Once the Spanish Revolution was defeated, anti-fascism became a slogan for imperialist recruitment in Spain first, through the International Brigades and during World War II when Hitler broke his pact with Stalin. Even the centrist sector of the Fourth International, born to proclaim revolutionary defeatism at the outbreak of hostilities, uses "anti-fascism" as a way to escape its duties and find common ground with the state.
The SWP was deliberately withholding revolutionary formulations against the imperialist war, and refusing to take up the struggle against it. It justified itself by pretending to camouflage itself to the police eye and to adapt its tones to what was then receptive to the patriotic ears of the proletariat. But the most despicable and at the same time tragic aspect of opportunism is that, by cutting off the access to education and the revolutionary mobilization of the masses, it does not elude, however, the blows of reaction unless it is completely submitted to it. Thus the leaders of the SWP were sarcastically accused by their government of internationalism and revolutionary defeatism, the very thing that they were avoiding, and went to prison for a year and a half or two for a crime they were obliged to have committed, but which they always kept from committing. [...]
The American leaders of the SWP had little of the spirit and mental consistency of a Liebknecht. They proclaimed before their judges, not the need to transform the imperialist war into a civil war, but into "a real war against fascism". They clumsily accused the American government of failing to account for Berlin, and its press presented stupendous programs to defeat Hitler. The words, revolutionary defeatism, sounded gross to them and they were vetoed. All the internationalist formulations were carefully struck out of magazines and newspapers, including the simple voice of imperialism unless it referred to the national enemy. Throughout the war - an overwhelming argument in itself - they did not organize a single act against it, nor did they issue a single flyer. In short, comparing their policy with that of the centrist parties of the time, the English ILP and the Spanish POUM, the similarity between the two even reached terminological identity. In a word, the SWP substituted revolutionary politics for the bourgeois and stalinist politics of anti-fascism, a mere twin imperialist levy trick equivalent to the Hitlerite "struggle against plutocracy".

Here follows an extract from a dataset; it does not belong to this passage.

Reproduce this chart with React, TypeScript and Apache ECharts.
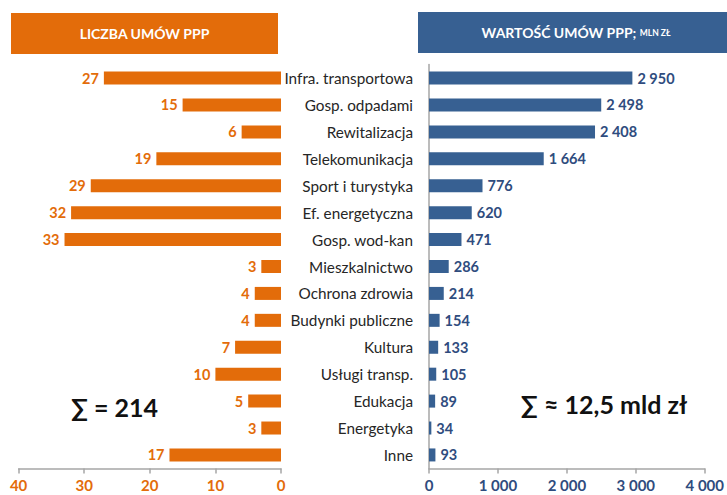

"The Fourth International". G. Munis. 1949
Not satisfied with that, they will support the "anti-fascist partisan guerrillas" who, organized and supported by the allied imperialisms in Italy, Yugoslavia, Greece and other countries, will suppress class movements aimed at turning the imperialist war into revolution as soon as the territory is "liberated" by the Russians, the British or the Americans. From the mass strikes in Northern Italy -which had defeated the fascist state and the German occupiers- to the Greek insurrection, which the stalinists suppressed hand in hand with the British army.
Nothing else can be expected from an ideology that calls us to "renounce everything but victory"... over fascism. That is, to renounce everything in order to maintain a form of government devoted to sustaining the existing social order.